El mito del pleno empleo en la era de la automatización

El “pleno empleo” ha sido el norte de la política económica desde mediados del siglo XX. Pero en la era de la automatización —que ya no solo mecaniza músculo sino también juicio— esa brújula puede engañar. No porque los robots vayan a quitarnos todo el trabajo, sino porque confundir puestos con bienestar nos impide ver la transformación del propio empleo.

Primero, la medición. La tasa de paro convencional es un espejo parcial: oculta desánimo, subempleo y jornadas involuntarias. Una economía puede celebrar números “plenos” mientras millones rotan por trabajos frágiles o encadenan horas insuficientes.

Segundo, la elasticidad tecnológica. La automatización no elimina ocupaciones completas; trocea tareas. En muchas profesiones, los sistemas avanzados sustituyen segmentos rutinarios y elevan el listón de lo humano hacia lo relacional, creativo o crítico. Eso reduce demanda de ciertas tareas y concentra valor en quienes dominan la orquestación de tecnologías.

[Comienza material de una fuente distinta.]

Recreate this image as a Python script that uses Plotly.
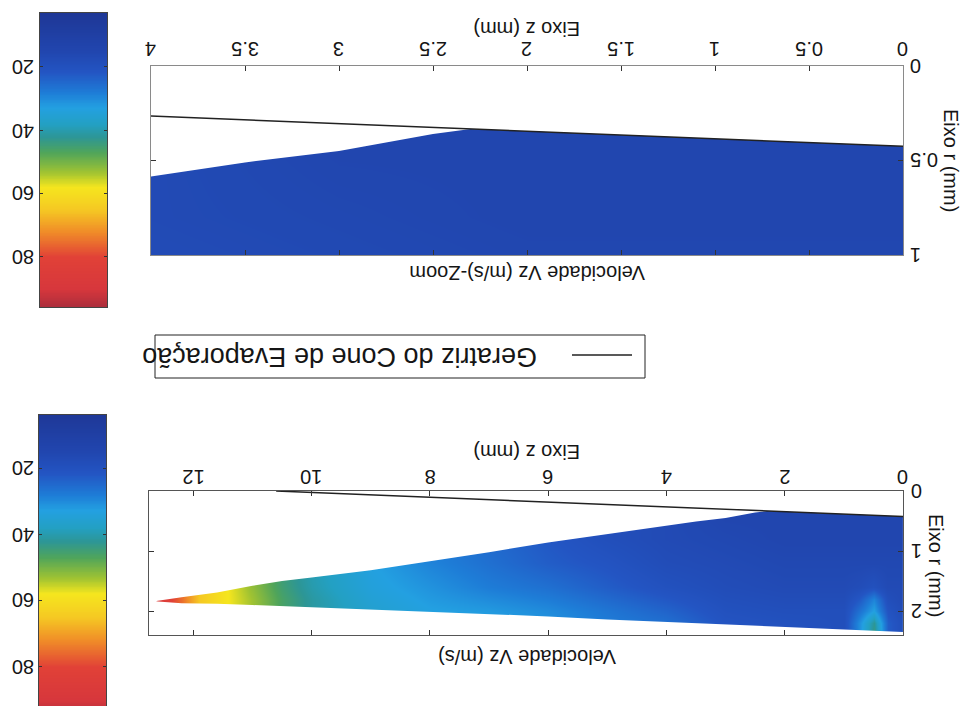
import numpy as np
import plotly.graph_objects as go

W, H = 966, 706

# ---- velocity field Vz (m/s) sampled on a coarse (z, r) grid, mm ----
z_cells = [0, 0.25, 0.5, 0.75, 1.0, 2, 3, 4, 5, 6, 7, 8, 9, 10, 10.5, 11, 11.5, 11.9, 12.2, 12.5]
r_cells = [0, 0.4, 0.8, 1.2, 1.6, 1.8, 2.0, 2.2, 2.4]
# one list per z column, values from r = 0 outward
vz_columns = [
    [15, 15, 15, 16, 17, 17, 18, 19, 19],
    [15, 15, 15, 16, 17, 19, 21, 23, 23],
    [15, 15, 15, 16, 20, 29, 33, 42, 44],
    [15, 15, 15, 16, 18, 22, 26, 30, 30],
    [15, 15, 15, 16, 17, 18, 19, 19, 19],
    [15, 15, 15, 16, 17, 18, 19, 20, 20],
    [15, 15, 16, 17, 18, 19, 20, 21, 21],
    [17, 17, 17, 18, 20, 22, 24, 26, 26],
    [19, 19, 19, 21, 23, 25, 27, 28, 28],
    [22, 22, 22, 23, 26, 28, 30, 31, 31],
    [25, 25, 25, 26, 28, 30, 32, 33, 33],
    [28, 28, 28, 29, 31, 32, 33, 34, 34],
    [33, 33, 33, 33, 34, 35, 36, 36, 36],
    [39, 39, 39, 39, 40, 41, 41, 41, 41],
    [44, 44, 44, 44, 45, 46, 46, 46, 46],
    [52, 52, 52, 52, 52, 53, 53, 53, 53],
    [59, 59, 59, 59, 59, 59, 59, 59, 59],
    [65, 65, 65, 65, 65, 65, 65, 65, 65],
    [75, 75, 75, 75, 75, 75, 75, 75, 75],
    [84, 84, 84, 84, 84, 84, 84, 84, 84],
]

# ---- spray envelope (inner and outer radius along z), mm ----
z_edge = [0, 1, 2, 2.3, 2.5, 3, 3.5, 4, 5, 6, 7, 8, 9, 10, 10.5, 11, 11.6, 12.2, 12.6]
r_inner = [0.425, 0.385, 0.345, 0.333, 0.36, 0.45, 0.51, 0.58, 0.72, 0.86, 1.02, 1.17, 1.32, 1.44, 1.5, 1.58, 1.69, 1.77, 1.83]
r_outer = [2.35, 2.31, 2.27, 2.26, 2.25, 2.22, 2.2, 2.18, 2.14, 2.09, 2.05, 2.01, 1.98, 1.93, 1.92, 1.9, 1.88, 1.87, 1.84]

# ---- generatrix of the evaporation cone ----
z_cone = [0, 10.6]
r_cone = [0.425, 0.0]

# ---- axis ticks ----
z_ticks_zoom = [0, 0.5, 1, 1.5, 2, 2.5, 3, 3.5, 4]
r_ticks_zoom = [0, 0.5, 1]
z_ticks_full = [0, 2, 4, 6, 8, 10, 12]
r_ticks_full = [0, 1, 2]

# ---- colour scale ----
v_min, v_max = 3, 96
cbar_ticks = [20, 40, 60, 80]
jet_like = [
    [0.0, "rgb(30,55,150)"], [0.13, "rgb(33,70,175)"], [0.2, "rgb(35,85,195)"],
    [0.27, "rgb(30,125,215)"], [0.32, "rgb(35,160,225)"], [0.376, "rgb(35,160,195)"],
    [0.42, "rgb(45,150,150)"], [0.473, "rgb(80,165,90)"], [0.54, "rgb(160,195,50)"],
    [0.59, "rgb(245,230,30)"], [0.667, "rgb(245,200,35)"], [0.742, "rgb(240,140,40)"],
    [0.828, "rgb(225,65,55)"], [0.935, "rgb(215,55,60)"], [1.0, "rgb(170,45,60)"],
]

FONT = "Liberation Sans, Arial, sans-serif"
INK = "#151515"


def px(x):
    return x / W


def py(y):
    return 1 - y / H


def fmt(v):
    return f"{v:g}"


field = np.array(vz_columns).T.tolist()   # rows = r, columns = z

fig = go.Figure()


def add_panel(xa, ya):
    fig.add_trace(go.Heatmap(x=z_cells, y=r_cells, z=field, coloraxis="coloraxis",
                             zsmooth="best", hoverinfo="skip", xaxis=xa, yaxis=ya))
    # white outside the spray envelope
    fig.add_trace(go.Scatter(x=z_edge + [13.5, 13.5, -0.5, -0.5],
                             y=r_inner + [2.0, -1, -1, r_inner[0]],
                             fill="toself", fillcolor="white", mode="lines",
                             line=dict(width=0, color="white"), hoverinfo="skip",
                             showlegend=False, xaxis=xa, yaxis=ya))
    fig.add_trace(go.Scatter(x=z_edge + [13.5, 13.5, -0.5, -0.5],
                             y=r_outer + [1.66, 3, 3, r_outer[0]],
                             fill="toself", fillcolor="white", mode="lines",
                             line=dict(width=0, color="white"), hoverinfo="skip",
                             showlegend=False, xaxis=xa, yaxis=ya))
    fig.add_trace(go.Scatter(x=z_cone, y=r_cone, mode="lines",
                             line=dict(color="#222", width=1.5), hoverinfo="skip",
                             name="Geratriz do Cone de Evaporação", showlegend=False,
                             xaxis=xa, yaxis=ya))


add_panel("x", "y")      # zoomed view
add_panel("x2", "y2")    # full view

# colour ramps drawn as narrow heatmaps
ramp = np.arange(v_min, v_max + 0.25, 0.5)
for xa, ya in (("x3", "y3"), ("x4", "y4")):
    fig.add_trace(go.Heatmap(x=[0], y=ramp, z=[[v] for v in ramp], coloraxis="coloraxis",
                             zsmooth="best", hoverinfo="skip", xaxis=xa, yaxis=ya))

axis_common = dict(showgrid=False, zeroline=False, showline=True, linewidth=1,
                   mirror="ticks", ticks="inside", ticklen=5, tickcolor="#333",
                   showticklabels=False, automargin=False)

fig.update_layout(
    width=W, height=H, margin=dict(l=0, r=0, t=0, b=0),
    paper_bgcolor="white", plot_bgcolor="white", showlegend=False,
    coloraxis=dict(colorscale=jet_like, cmin=v_min, cmax=v_max, showscale=False),
    xaxis=dict(axis_common, domain=[px(151), px(903)], anchor="y", side="top",
               range=[4, 0], tickvals=z_ticks_zoom, linecolor="#8a8a8a"),
    yaxis=dict(axis_common, domain=[py(255), py(66)], anchor="x", side="right",
               range=[1, 0], tickvals=r_ticks_zoom, linecolor="#8a8a8a"),
    xaxis2=dict(axis_common, domain=[px(149), px(903)], anchor="y2", side="top",
                range=[12.75, 0], tickvals=z_ticks_full, linecolor="#555"),
    yaxis2=dict(axis_common, domain=[py(635), py(491)], anchor="x2", side="right",
                range=[2.4, 0], tickvals=r_ticks_full, linecolor="#555"),
    xaxis3=dict(domain=[px(40), px(107)], anchor="y3", range=[-0.5, 0.5],
                showticklabels=False, ticks="", showgrid=False, zeroline=False,
                showline=True, linecolor="#444", mirror=True, automargin=False),
    yaxis3=dict(axis_common, domain=[py(307), py(13)], anchor="x3", side="left",
                range=[95.8, 2.95], tickvals=cbar_ticks, ticklen=3, linecolor="#444"),
    xaxis4=dict(domain=[px(39), px(106)], anchor="y4", range=[-0.5, 0.5],
                showticklabels=False, ticks="", showgrid=False, zeroline=False,
                showline=True, linecolor="#444", mirror=True, automargin=False),
    yaxis4=dict(axis_common, domain=[0, py(415)], anchor="x4", side="left",
                range=[91.8, 4.0], tickvals=cbar_ticks, ticklen=3, linecolor="#444"),
)

TICKFONT = dict(family=FONT, size=20, color=INK)


def tick_label(text, x, y, xref, yref, xanchor="center"):
    fig.add_annotation(text=text, x=x, y=y, xref=xref, yref=yref, showarrow=False,
                       textangle=180, xanchor=xanchor, yanchor="middle", font=TICKFONT)


# upside-down tick labels placed on the axis scales
for v in z_ticks_zoom:
    tick_label(fmt(v), v, py(49), "x", "paper")
for v in r_ticks_zoom:
    tick_label(fmt(v), px(908), v, "paper", "y", xanchor="left")
for v in z_ticks_full:
    tick_label(fmt(v), v, py(477), "x2", "paper")
for v in r_ticks_full:
    tick_label(fmt(v), px(909), v, "paper", "y2", xanchor="left")
for v in cbar_ticks:
    tick_label(fmt(v), px(23), v, "paper", "y3")
    tick_label(fmt(v), px(23), v, "paper", "y4")

# axis titles (the whole sheet is turned upside down)
titles = [
    ("Eixo z (mm)", 527, 29, 180, 20),
    ("Velocidade Vz (m/s)-Zoom", 527, 273, 180, 20),
    ("Eixo r (mm)", 951, 160, 90, 20),
    ("Eixo z (mm)", 527, 452, 180, 20),
    ("Velocidade Vz (m/s)", 527, 657, 180, 20),
    ("Eixo r (mm)", 936, 565, 90, 20),
    ("Geratriz do Cone de Evaporação", 340, 357, 180, 27),
]
for text, x, y, ang, size in titles:
    fig.add_annotation(text=text, x=px(x), y=py(y), xref="paper", yref="paper",
                       showarrow=False, textangle=ang, xanchor="center", yanchor="middle",
                       font=dict(family=FONT, size=size, color=INK))

# legend frame and line sample
fig.add_shape(type="rect", xref="paper", yref="paper",
              x0=px(155), x1=px(645), y0=py(378), y1=py(335),
              line=dict(color="#222", width=1), fillcolor="rgba(0,0,0,0)")
fig.add_shape(type="line", xref="paper", yref="paper",
              x0=px(572), x1=px(632), y0=py(355), y1=py(355),
              line=dict(color="#222", width=1.5))

fig.write_html("out.html")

Tercero, los desfases. La historia muestra que los empleos nuevos llegan, pero más tarde que los que se destruyen. En ese intervalo, regiones, cohortes y sectores pueden quedar atrapados. La reconversión no es un curso; es un ecosistema de movilidad, vivienda, crédito, cuidado infantil y tiempo.

Cuarto, la calidad. El pleno empleo estadístico puede coexistir con precariedad: plataformas que externalizan riesgo, falsos autónomos, microtareas atomizadas. La automatización abarata la coordinación y fomenta un “mercado de personas por piezas” si no hay contrapesos.

Quinto, productividad y captura. Ganancias de eficiencia no se traducen automáticamente en salarios. En mercados con “superstar firms” y capital intangible, la renta de la automatización puede quedarse arriba, alimentando desigualdad aun con paro bajo.

Sexto, la paradoja del cuidado. Mucho del trabajo menos automatizable —educación, salud, atención— está infravalorado y mal organizado. Convertirlo en motor de empleo digno exige estándares, profesionalización y financiación estable, no solo robots auxiliares.

Séptimo, el Estado de misión. Frente al espejismo de “más de lo mismo”, hacen falta misiones claras: descarbonización, rehabilitación de viviendas, modernización de infraestructuras, ciencia abierta, ciberseguridad. Son campos intensivos en trabajo humano complementado por tecnología.

Octavo, la empresa que aprende. Del “headcount” al “task design”: rediseñar procesos para el acoplamiento humano‑máquina, presupuestos de aprendizaje continuado, evaluación por competencias y no por cargos, y pilotos serios de semana de cuatro días ligados a productividad.

Noveno, el seguro de transición. No basta con formar; hay que pagar el tiempo de formarse. Seguro salarial, cuentas individuales de aprendizaje, licencias educativas y guarderías son infraestructura para el pleno empleo real.

Décimo, la fiscalidad y la competencia. Menos sesgo a gravar trabajo frente a capital, incentivos a la difusión tecnológica más allá de la élite y normas de competencia que abran espacio a empresas medianas.

El mito no es que el empleo vaya a desaparecer, sino que el mercado por sí solo generará empleo suficiente y bueno. La tarea es diseñar abundancia de buen trabajo: menos fetichismo por la tasa y más ambición por la calidad humana del empleo. Sin ese giro, el pleno empleo será puro espejismo.